Stephen A. Smith isn’t pretending there’s any warmth left in his relationship with LeBron James, and he didn’t hold back when he looked at how the Lakers handled the end of James’ run in Los Angeles.
On “ The Stephen A. Smith Show,” the ESPN analyst argued that the Lakers sent James a clear message in three different ways: by handing the franchise to Luka Doncic, by asking him to fall behind Austin Reaves, and by pushing him toward a massive pay cut.
“You’re a superstar in this league, getting paid $50 million. Luka comes in, and they immediately hand him the franchise, which is no crime.
He feels dismissed and disrespected to some degree,” Smith began. “Then you ask him to be a third option, deferring to Austin Reaves.”
That point tied directly to what happened last season. James missed the first 14 games, and during that stretch the Lakers’ offense took off with Doncic and Reaves steering everything.

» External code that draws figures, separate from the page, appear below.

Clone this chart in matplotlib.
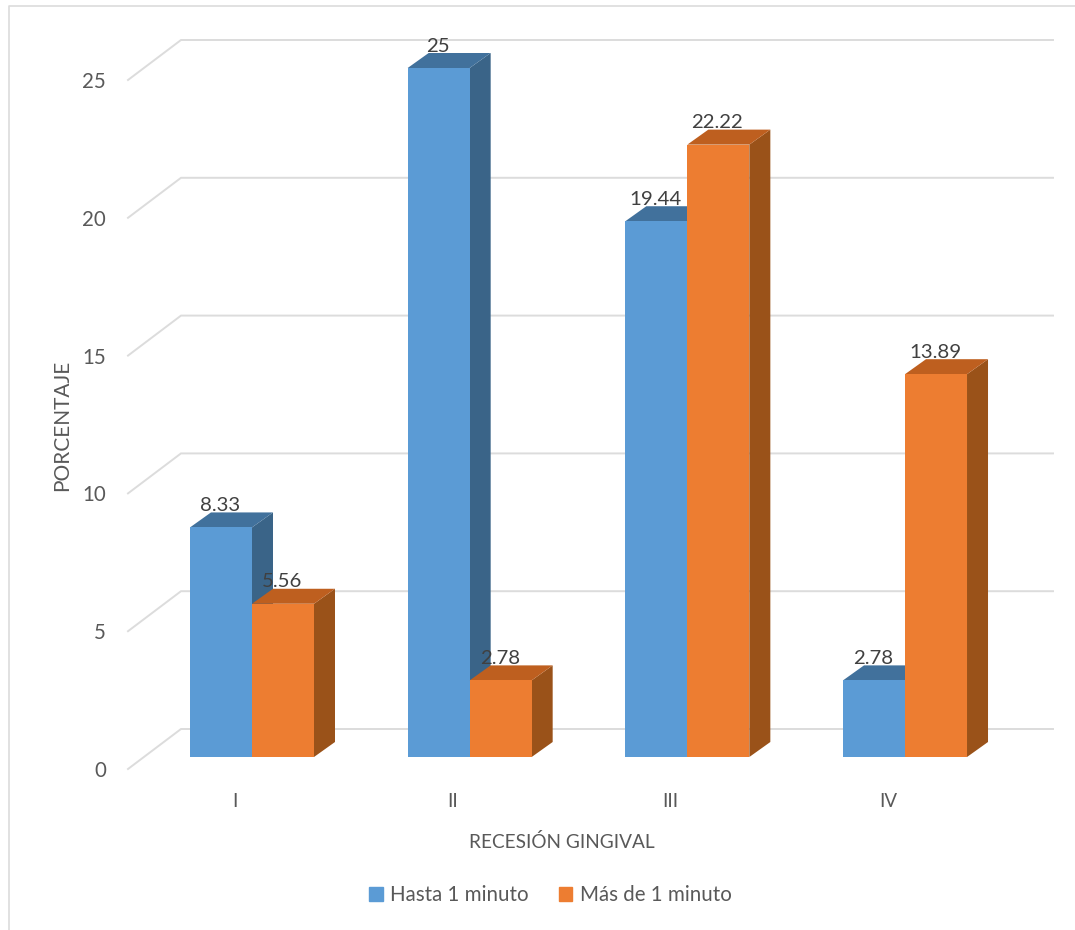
import matplotlib
matplotlib.use("Agg")
import matplotlib.pyplot as plt
from matplotlib.lines import Line2D
from matplotlib.patches import Patch

categories = ["I", "II", "III", "IV"]
hasta = [8.33, 25, 19.44, 2.78]
mas = [5.56, 2.78, 22.22, 13.89]
hasta_labels = ["8.33", "25", "19.44", "2.78"]
mas_labels = ["5.56", "2.78", "22.22", "13.89"]
y_ticks = [0, 5, 10, 15, 20, 25]

plt.rcParams["font.family"] = ["Lato", "DejaVu Sans"]
plt.rcParams["ytick.alignment"] = "center_baseline"
W, H = 1075, 930
fig = plt.figure(figsize=(W / 100, H / 100), dpi=100)

# layout in pixels
L, R, B, T = 128, 1053, 769, 80
ax = fig.add_axes([L / W, 1 - B / H, (R - L) / W, (B - T) / H])
px_x = 217.67
px_y = 27.56
ax.set_xlim((L - 235) / px_x, (R - 235) / px_x)
ax.set_ylim(0, (B - T) / px_y)
for s in ax.spines.values():
    s.set_visible(False)
ax.patch.set_alpha(0)

GRID = "#dcdcdc"
TXT = "#595959"
for v in y_ticks:
    ax.plot([(L - 235) / px_x, (181 - 235) / px_x, (R - 235) / px_x],
            [v, v + 40 / px_y, v + 40 / px_y],
            color=GRID, lw=1.4, clip_on=False, zorder=1, solid_joinstyle="miter")

ax.set_yticks(y_ticks)
ax.set_xticks(range(len(categories)))
ax.set_xticklabels(categories)
ax.tick_params(axis="y", length=0, pad=16, labelsize=14.8, labelcolor=TXT)
ax.tick_params(axis="x", length=0, pad=17, labelsize=13.5, labelcolor=TXT)

bar_w = 62 / px_x
dx = 21 / px_x
dy = 15 / px_y
base = 12 / px_y
off = 17 / px_x


def bar3d(x0, val, front, top, side, z):
    y0, y1 = base, base + val
    x1 = x0 + bar_w
    ax.fill([x1, x1 + dx, x1 + dx, x1], [y0, y0 + dy, y1 + dy, y1], color=side, lw=0, zorder=z, clip_on=False)
    ax.fill([x0, x0 + dx, x1 + dx, x1], [y1, y1 + dy, y1 + dy, y1], color=top, lw=0, zorder=z, clip_on=False)
    ax.bar(x0, val, width=bar_w, bottom=y0, align="edge", color=front, lw=0, zorder=z + 0.1, clip_on=False)


for i in range(len(categories)):
    c = i + off
    bar3d(c - bar_w, hasta[i], "#5B9BD5", "#41719C", "#3A6488", 3 + i)
    bar3d(c, mas[i], "#ED7D31", "#BE5F1F", "#9A5219", 3.5 + i)

for i in range(len(categories)):
    c = i + off
    ax.text(c - bar_w / 2 - 1 / px_x, base + hasta[i] + 22 / px_y, hasta_labels[i], ha="center", va="center",
            fontsize=14.7, color="#404040", zorder=20, clip_on=False)
    ax.text(c + bar_w / 2 - 1 / px_x, base + mas[i] + 22 / px_y, mas_labels[i], ha="center", va="center",
            fontsize=14.7, color="#404040", zorder=20, clip_on=False)

fig.text(62 / W, 1 - 425 / H, "PORCENTAJE", rotation=90, ha="center", va="center", fontsize=15, color=TXT)
fig.text(561.5 / W, 1 - 842 / H, "RECESIÓN GINGIVAL", ha="center", va="center", fontsize=13.7, color=TXT)

handles = [Patch(color="#5B9BD5", label="Hasta 1 minuto"), Patch(color="#ED7D31", label="Más de 1 minuto")]
fig.legend(handles=handles, loc="center", bbox_to_anchor=(550.5 / W, 1 - 895 / H), ncol=2, frameon=False,
           fontsize=14.8, labelcolor=TXT, handlelength=0.64, handleheight=0.64, handletextpad=0.35,
           columnspacing=1.5)

fig.add_artist(Line2D([9 / W, 9 / W, 1], [0, 1 - 6 / H, 1 - 6 / H], color=GRID, lw=1.2))
fig.savefig("out.png", dpi=100)
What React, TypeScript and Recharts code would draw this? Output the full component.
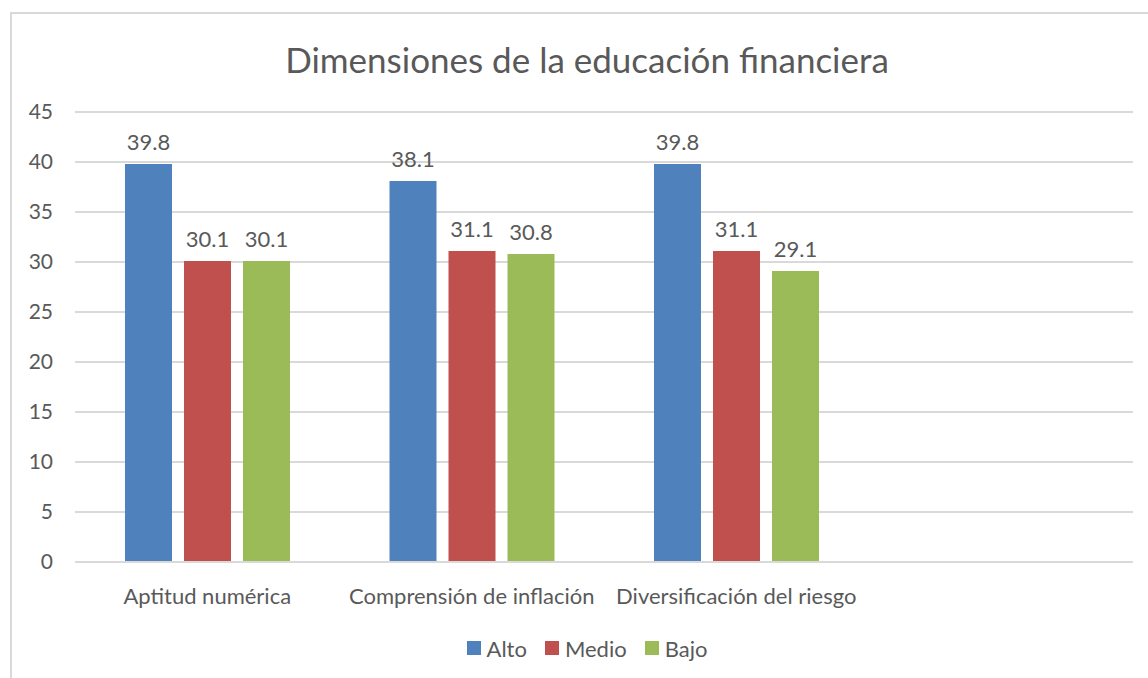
import {
  BarChart,
  Bar,
  XAxis,
  YAxis,
  CartesianGrid,
  Legend,
  LabelList,
} from 'recharts';

const CATEGORIES = [
  'Aptitud numérica',
  'Comprensión de inflación',
  'Diversificación del riesgo',
  '',
];
const ALTO = [39.8, 38.1, 39.8, null];
const MEDIO = [30.1, 31.1, 31.1, null];
const BAJO = [30.1, 30.8, 29.1, null];
const Y_TICKS = [0, 5, 10, 15, 20, 25, 30, 35, 40, 45];

const SERIES = [
  { key: 'Alto', color: '#4F81BD' },
  { key: 'Medio', color: '#C0504D' },
  { key: 'Bajo', color: '#9BBB59' },
];

const data = CATEGORIES.map((name, i) => ({
  name,
  Alto: ALTO[i],
  Medio: MEDIO[i],
  Bajo: BAJO[i],
}));

const FONT = 'Lato, "Open Sans", sans-serif';
const TEXT = '#595959';

function renderLegend() {
  return (
    <div
      style={{
        height: 30,
        display: 'flex',
        justifyContent: 'center',
        alignItems: 'center',
        fontFamily: FONT,
        fontSize: 22,
        color: TEXT,
      }}
    >
      {SERIES.map((s) => (
        <span
          key={s.key}
          style={{ display: 'flex', alignItems: 'center', margin: '0 9px' }}
        >
          <span
            style={{
              display: 'inline-block',
              width: 14,
              height: 14,
              background: s.color,
              marginRight: 6,
            }}
          />
          {s.key}
        </span>
      ))}
    </div>
  );
}

export default function App() {
  return (
    <div
      style={{
        position: 'absolute',
        left: 0,
        top: 0,
        width: 1148,
        height: 678,
        background: '#fff',
        overflow: 'hidden',
        fontFamily: FONT,
      }}
    >
      <div
        style={{
          position: 'absolute',
          left: 10,
          top: 12,
          width: 1200,
          height: 700,
          border: '2px solid #d9d9d9',
        }}
      />
      <div
        style={{
          position: 'absolute',
          top: 38,
          left: 0,
          width: 1174,
          textAlign: 'center',
          fontSize: 35,
          color: TEXT,
        }}
      >
        Dimensiones de la educación financiera
      </div>
      <div style={{ position: 'absolute', left: 0, top: 0 }}>
        <BarChart
          width={1148}
          height={678}
          data={data}
          margin={{ top: 112, right: 15, left: 15, bottom: 46 }}
          barGap={12}
          barSize={47}
        >
          <CartesianGrid vertical={false} stroke="#d9d9d9" strokeWidth={2} />
          <YAxis
            width={60}
            domain={[0, 45]}
            ticks={Y_TICKS}
            axisLine={false}
            tickLine={false}
            tickSize={0}
            tickMargin={22}
            tick={{ fill: TEXT, fontSize: 21, fontFamily: FONT }}
          />
          <XAxis
            dataKey="name"
            height={40}
            axisLine={{ stroke: '#d9d9d9', strokeWidth: 2 }}
            tickLine={false}
            tickSize={0}
            tickMargin={26}
            interval={0}
            tick={{ fill: TEXT, fontSize: 22, fontFamily: FONT }}
          />
          <Legend
            verticalAlign="bottom"
            content={renderLegend}
            wrapperStyle={{ top: 633, bottom: 'auto', left: 0, width: 1174 }}
          />
          {SERIES.map((s) => (
            <Bar
              key={s.key}
              dataKey={s.key}
              name={s.key}
              fill={s.color}
              isAnimationActive={false}
            >
              <LabelList
                dataKey={s.key}
                position="top"
                offset={14}
                fill={TEXT}
                fontSize={22}
                fontFamily={FONT}
              />
            </Bar>
          ))}
        </BarChart>
      </div>
    </div>
  );
}
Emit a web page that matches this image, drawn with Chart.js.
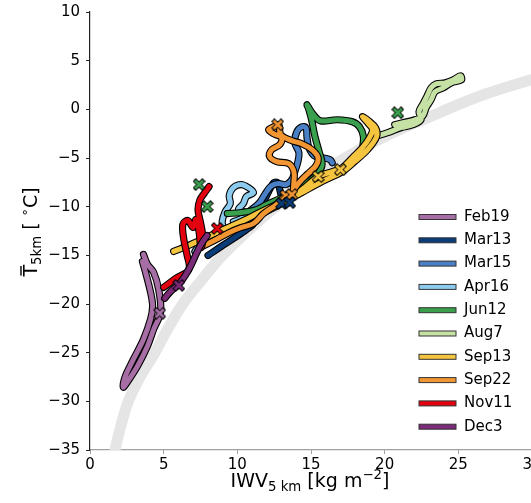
<!DOCTYPE html>
<html><head><meta charset="utf-8">
<script src="https://cdn.jsdelivr.net/npm/chart.js@4/dist/chart.umd.min.js"></script>
<style>html,body{margin:0;padding:0;background:#fff;overflow:hidden}canvas{display:block}</style>
</head><body>
<canvas id="c" width="532" height="503" style="width:532px;height:503px"></canvas>
<script>
const seriesNames = ['Feb19','Mar13','Mar15','Apr16','Jun12','Aug7','Sep13','Sep22','Nov11','Dec3'];
const seriesColors = ['#a66ea5','#0a3c78','#4a80c6','#8dcbee','#3aa04d','#c6e1a4','#f6c540','#f29533','#e3000f','#7b2b78'];
const xTickLabels = ['0','5','10','15','20','25','30'];
const yTickLabels = ['10','5','0','−5','−10','−15','−20','−25','−30','−35'];

// saturation reference band [IWV, T]
const satCurve = [[1.5,-37],[1.7,-35],[2.1,-32.5],[2.6,-30],[3.4,-27.5],[4.4,-25],[5.3,-22.5],[6.3,-20],[7.6,-17.5],[9.0,-15],[10.7,-12.5],[12.6,-10],[14.8,-7.5],[17.3,-5],[20.0,-2.8],[23.0,-0.8],[26.7,1.5],[30.5,3.3]];

const feb19 = [[3.63,-14.91],[3.90,-15.93],[4.32,-16.75],[4.66,-18.50],[4.79,-20.85],[4.32,-22.60],[3.90,-24.34],[3.22,-26.39],[2.53,-28.03],[2.26,-28.54],[2.40,-27.41],[2.95,-25.67],[3.63,-23.62],[4.11,-21.57],[4.25,-20.24],[4.11,-18.80],[3.77,-16.75],[3.56,-15.63]];
const mar13 = [[8.01,-15.01],[8.90,-14.09],[9.73,-13.27],[10.62,-12.35],[11.10,-11.73],[10.96,-10.71],[11.51,-9.89],[11.85,-9.27],[12.19,-8.25],[12.47,-7.53],[12.74,-7.53],[12.88,-8.25],[13.01,-9.07],[13.15,-9.68],[13.56,-9.58]];
const mar15 = [[10.27,-11.01],[10.96,-10.30],[11.51,-9.58],[11.99,-8.45],[12.33,-7.84],[12.81,-7.63],[13.29,-7.73],[13.70,-7.22],[13.90,-6.40],[14.11,-5.38],[14.18,-4.45],[13.90,-3.43],[14.04,-2.30],[14.38,-1.79],[14.66,-1.89],[14.73,-2.92],[14.86,-3.94],[15.21,-4.76],[15.75,-4.97],[16.30,-5.17],[16.44,-5.48]];
const apr16 = [[7.12,-14.60],[7.53,-13.78],[8.22,-13.17],[9.04,-12.55],[8.97,-11.53],[9.18,-10.50],[9.52,-9.68],[9.45,-8.86],[9.73,-8.04],[10.27,-7.73],[10.75,-8.04],[11.10,-8.55],[10.62,-8.96],[10.41,-9.68],[10.07,-10.30],[10.55,-10.60],[10.27,-11.22],[9.73,-11.53]];
const jun12 = [[9.32,-10.71],[10.27,-10.60],[11.30,-10.30],[11.99,-9.78],[13.01,-9.07],[14.04,-8.25],[14.73,-7.53],[15.41,-6.71],[15.75,-5.68],[15.55,-4.35],[15.27,-2.81],[15.07,-1.28],[14.86,-0.05],[14.73,0.47],[15.07,-0.35],[15.62,-1.17],[16.78,-1.07],[17.81,-1.28],[18.29,-1.79],[18.56,-2.81],[18.49,-4.15]];
const aug7 = [[19.32,-2.81],[20.21,-2.40],[21.10,-1.89],[21.92,-1.58],[22.47,-1.07],[22.33,-0.25],[22.60,0.57],[22.88,1.39],[23.15,2.21],[23.49,2.62],[24.11,2.72],[24.66,3.03],[25.14,3.44],[25.21,3.03],[24.52,2.72],[23.97,2.21],[23.42,1.80],[23.15,0.98],[22.81,0.16],[22.60,-0.66],[22.05,-1.07],[21.23,-1.38],[20.68,-1.58]];
const sep13 = [[5.68,-14.60],[6.85,-13.88],[7.88,-13.17],[8.90,-12.45],[10.27,-11.53],[11.64,-10.50],[13.01,-9.48],[14.38,-8.25],[15.48,-6.91],[16.44,-6.40],[17.12,-5.99],[17.81,-4.97],[18.49,-3.94],[18.97,-2.92],[19.18,-2.10],[18.90,-1.48],[18.49,-0.76],[18.90,-1.17],[19.38,-1.89],[19.45,-2.81],[18.84,-4.15],[17.95,-5.38],[17.12,-6.40],[15.75,-7.43],[14.38,-8.55],[13.01,-9.68],[11.64,-10.71]];
const sep22 = [[7.74,-13.99],[8.56,-13.37],[9.45,-12.65],[10.27,-12.14],[11.10,-11.73],[11.78,-10.71],[12.67,-9.78],[13.29,-8.86],[13.70,-8.76],[13.84,-7.43],[13.84,-6.40],[13.49,-5.58],[12.67,-5.38],[12.19,-4.86],[12.33,-4.15],[12.88,-3.63],[13.01,-2.92],[12.47,-2.51],[12.12,-2.10],[12.47,-1.79],[12.81,-1.58],[12.95,-2.61],[13.70,-3.22],[14.38,-3.53],[15.07,-4.15],[15.48,-4.97],[15.34,-5.79],[14.79,-6.61],[14.25,-7.43],[13.84,-8.25]];
const nov11 = [[5.00,-18.29],[5.82,-17.37],[6.71,-16.45],[6.58,-14.91],[6.37,-13.37],[6.30,-11.83],[6.64,-11.42],[6.99,-12.14],[7.19,-11.32],[7.40,-12.55],[7.53,-14.19],[7.67,-13.37],[7.53,-11.83],[7.33,-10.30],[7.47,-9.27],[7.74,-8.66],[8.08,-7.94]];
const dec3 = [[5.07,-19.42],[5.48,-18.70],[6.03,-17.98],[6.51,-16.96],[6.85,-16.04],[7.19,-14.91],[7.53,-13.88],[7.95,-12.96]];

const mkFeb19 = [[4.73,-20.95]];
const mkMar13 = [[13.01,-9.68],[13.56,-9.58]];
const mkMar15 = [];
const mkApr16 = [];
const mkJun12 = [[7.40,-7.73],[7.95,-9.99],[20.89,-0.35]];
const mkAug7 = [];
const mkSep13 = [[15.48,-6.91],[16.99,-6.20]];
const mkSep22 = [[12.74,-1.58],[13.29,-8.86],[13.70,-8.76]];
const mkNov11 = [[8.63,-12.24]];
const mkDec3 = [[6.03,-18.09]];

const tracks = [feb19, mar13, mar15, apr16, jun12, aug7, sep13, sep22, nov11, dec3];
const markers = [mkFeb19, mkMar13, mkMar15, mkApr16, mkJun12, mkAug7, mkSep13, mkSep22, mkNov11, mkDec3];
const FONT = '"DejaVu Sans", sans-serif';

function toPts(a){ return a.map(p => ({x:p[0], y:p[1]})); }
function makeX(color){
  const c = document.createElement('canvas'); c.width = 13; c.height = 13;
  const g = c.getContext('2d');
  g.lineCap = 'butt';
  g.strokeStyle = '#000'; g.lineWidth = 4.4;
  g.beginPath(); g.moveTo(1.6,1.6); g.lineTo(11.4,11.4); g.moveTo(11.4,1.6); g.lineTo(1.6,11.4); g.stroke();
  g.strokeStyle = color; g.lineWidth = 2.8;
  g.beginPath(); g.moveTo(2.4,2.4); g.lineTo(10.6,10.6); g.moveTo(10.6,2.4); g.lineTo(2.4,10.6); g.stroke();
  return c;
}

const datasets = [];
datasets.push({data: toPts(satCurve), showLine:true, borderColor:'#e5e5e5', borderWidth:11, pointRadius:0, tension:0.4, order:1000});
tracks.forEach((t,i) => {
  const base = 100 - i*2;
  const common = {data: toPts(t), showLine:true, pointRadius:0, tension:0.35, borderJoinStyle:'round', borderCapStyle:'round'};
  datasets.push(Object.assign({}, common, {borderColor:'#000', borderWidth:7.2, order: base+1}));
  datasets.push(Object.assign({}, common, {data: toPts(t), borderColor: seriesColors[i], borderWidth:5, order: base}));
});
markers.forEach((m,i) => {
  if (m.length) datasets.push({data: toPts(m), showLine:false, pointStyle: makeX(seriesColors[i]), pointRadius:5, order:-1});
});

function drawRuns(ctx, runs, cx, baseY){
  let total = 0;
  runs.forEach(r => { ctx.font = r.size + 'px ' + FONT; r.w = ctx.measureText(r.t).width; total += r.w; });
  let x = cx - total/2;
  ctx.textBaseline = 'alphabetic'; ctx.textAlign = 'left'; ctx.fillStyle = '#000';
  runs.forEach(r => {
    ctx.font = r.size + 'px ' + FONT;
    ctx.fillText(r.t, x, baseY + (r.dy||0));
    if (r.over){ ctx.fillRect(x+1, baseY - r.size*0.88, r.w-2, 1.4); }
    x += r.w;
  });
}

const decor = {
  id:'decor',
  afterDraw(chart){
    const ctx = chart.ctx;
    ctx.save();
    drawRuns(ctx, [{t:'IWV',size:19},{t:'5 km',size:13.3,dy:4},{t:' [kg m',size:19},{t:'−2',size:13.3,dy:-8},{t:']',size:19}], 310, 487);
    ctx.save(); ctx.translate(37, 232); ctx.rotate(-Math.PI/2);
    drawRuns(ctx, [{t:'T',size:19,over:true},{t:'5km',size:13.3,dy:4},{t:' [ ',size:19},{t:'∘',size:13.3,dy:-8},{t:'C]',size:19}], 0, 0);
    ctx.restore();
    seriesNames.forEach((n,i) => {
      const y = 217 + i*23.3;
      ctx.fillStyle = seriesColors[i]; ctx.fillRect(419, y-2.5, 37, 5);
      ctx.strokeStyle = '#333'; ctx.lineWidth = 1; ctx.strokeRect(419, y-2.5, 37, 5);
      ctx.fillStyle = '#000'; ctx.font = '15px ' + FONT; ctx.textBaseline = 'middle'; ctx.textAlign = 'left';
      ctx.fillText(n, 464, y);
    });
    ctx.restore();
  }
};

new Chart(document.getElementById('c'), {
  type:'scatter',
  data:{datasets},
  plugins:[decor],
  options:{
    responsive:false, animation:false, events:[],
    layout:{autoPadding:false, padding:{left:0, right:0, top:12, bottom:0}},
    plugins:{legend:{display:false}, tooltip:{enabled:false}},
    scales:{
      x:{type:'linear', min:0, max:30,
        afterFit(s){ s.height = 53; s.paddingLeft = 0; s.paddingRight = 0; },
        border:{display:true, color:'#a0a0a0', width:1.2},
        grid:{drawOnChartArea:false, drawTicks:true, tickLength:4, color:'#a0a0a0'},
        ticks:{stepSize:5, padding:2, color:'#000', font:{family:FONT, size:15}, maxRotation:0,
          callback:(v) => xTickLabels[Math.round(v/5)] ?? ''}
      },
      y:{type:'linear', min:-35, max:10,
        afterFit(s){ s.width = 90; s.paddingTop = 0; s.paddingBottom = 0; },
        border:{display:true, color:'#222', width:1.2},
        grid:{drawOnChartArea:false, drawTicks:true, tickLength:4, color:'#222'},
        ticks:{stepSize:5, padding:6, color:'#000', font:{family:FONT, size:15},
          callback:(v) => yTickLabels[Math.round((10 - v)/5)] ?? ''}
      }
    }
  }
});
</script>
</body></html>
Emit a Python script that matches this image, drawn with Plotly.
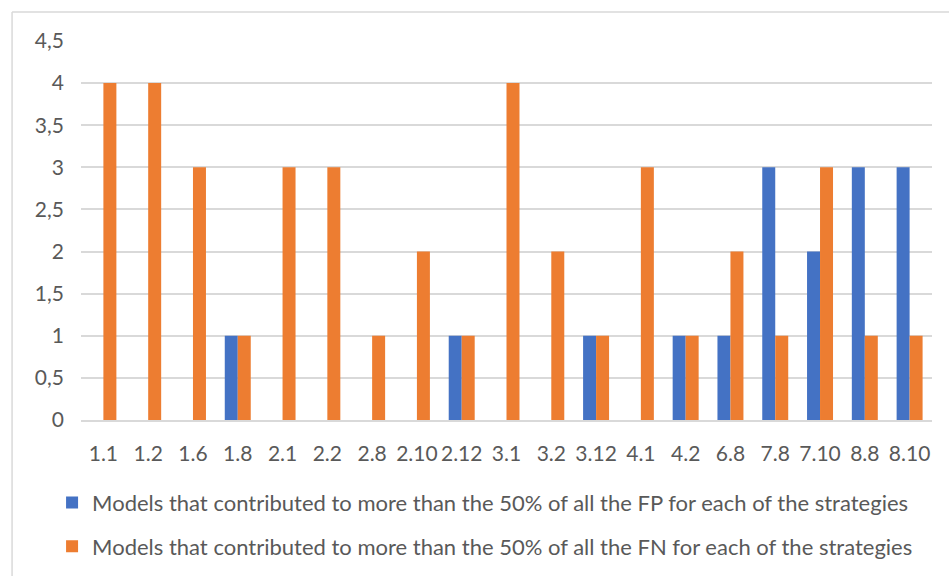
import plotly.graph_objects as go

strategies = ["1.1", "1.2", "1.6", "1.8", "2.1", "2.2", "2.8", "2.10", "2.12", "3.1",
              "3.2", "3.12", "4.1", "4.2", "6.8", "7.8", "7.10", "8.8", "8.10"]
fp_models = [0, 0, 0, 1, 0, 0, 0, 0, 1, 0, 0, 1, 0, 1, 1, 3, 2, 3, 3]
fn_models = [4, 4, 3, 1, 3, 3, 1, 2, 1, 4, 2, 1, 3, 1, 2, 1, 3, 1, 1]

fp_name = "Models that contributed to more than the 50% of all the FP for each of the strategies"
fn_name = "Models that contributed to more than the 50% of all the FN for each of the strategies"

font_family = "Lato, 'Open Sans', sans-serif"
text_color = "#595959"

fig = go.Figure()
fig.add_trace(go.Bar(x=strategies, y=fp_models, name=fp_name,
                     marker=dict(color="#4472C4", line=dict(width=0)), legendgroup="fp"))
fig.add_trace(go.Bar(x=strategies, y=fn_models, name=fn_name,
                     marker=dict(color="#ED7D31", line=dict(width=0)), legendgroup="fn"))

fig.update_layout(
    width=949, height=576,
    margin=dict(l=81, r=17, t=41, b=156, autoexpand=False),
    paper_bgcolor="white", plot_bgcolor="white",
    separators=",.",
    barmode="group", bargap=0.42, bargroupgap=0,
    font=dict(family=font_family, color=text_color, size=21),
    xaxis=dict(type="category", showgrid=False, showline=True, linecolor="#d9d9d9",
               linewidth=1.5, ticks="", ticklabelstandoff=14,
               tickfont=dict(size=21, color=text_color)),
    yaxis=dict(range=[0, 4.5], dtick=0.5, showgrid=True, gridcolor="#d9d9d9",
               gridwidth=1.5, zeroline=False, showline=False, ticks="",
               ticklabelstandoff=16, tickfont=dict(size=21, color=text_color)),
    legend=dict(orientation="v", x=-0.034, y=-0.163, xanchor="left", yanchor="top",
                font=dict(size=22, color=text_color), tracegroupgap=12,
                itemwidth=30, bgcolor="rgba(0,0,0,0)"),
    showlegend=True,
)

# chart frame lines (top and left edges)
frame = dict(color="#d9d9d9", width=1.5)
fig.add_shape(type="line", xref="paper", yref="paper", x0=-0.081, x1=1.05,
              y0=1.0765, y1=1.0765, line=frame)
fig.add_shape(type="line", xref="paper", yref="paper", x0=-0.081, x1=-0.081,
              y0=1.0765, y1=-0.5, line=frame)

fig.write_html("out.html")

When James came back, he adjusted and remained a major part of the attack. Later on, though, he was asked to slide even further down the pecking order and let the backcourt duo run the offense.
Smith wasn’t done there. He said the Lakers piled on the disrespect by making the money situation part of the picture too.
“Then after you do all of that, you’re talking about him taking anywhere from a $30 to a $40 million pay cut,” Smith continued. “Listen, we can’t just look at somebody and say, ‘Oh, they’re a mercenary, and they’re just going to the highest bid.’
That’s not what this is. Y’all got to remember.
The Chicago Bulls underpaid Michael Jordan for years. And then the last two years of his career in Chicago, he got $30 million and $33 million, respectively.”
Smith then widened the lens to what Jordan meant to the league financially, saying teams were even floating the idea of special treatment for him.
“You even had people around the league like Pat Riley and others saying that it should be entertained, that every team should chip in to pay Michael Jordan, and that cap constraints shouldn’t apply to him. Because he’s meant so much to the financial backbone of the league, everybody should play a role in paying Michael Jordan because he helped get everybody paid.”
The comparison is obvious enough: Jordan helped turn the NBA into a global money machine, and Smith’s point was that the league’s stars have long been central to the sport’s financial growth. He acknowledged that James hasn’t had the same impact, but still argued that what the Lakers were asking from him didn’t add up.
The numbers back up part of that case. At 41, James still posted 20.9 points, 6.1 rebounds, and 7.2 assists per game last season. Smith’s view was that production like that still looks like max-contract material, even if the Lakers’ roster-building plans around Doncic pointed in a different direction.
And now that James is out of Los Angeles, there’s at least one practical upside: he gets to choose where he goes next. Reports say his decision won’t be “financially driven,” which leaves several teams in the mix. Even so, if winning remains the priority, only a few can realistically make a run at the four-time NBA champion.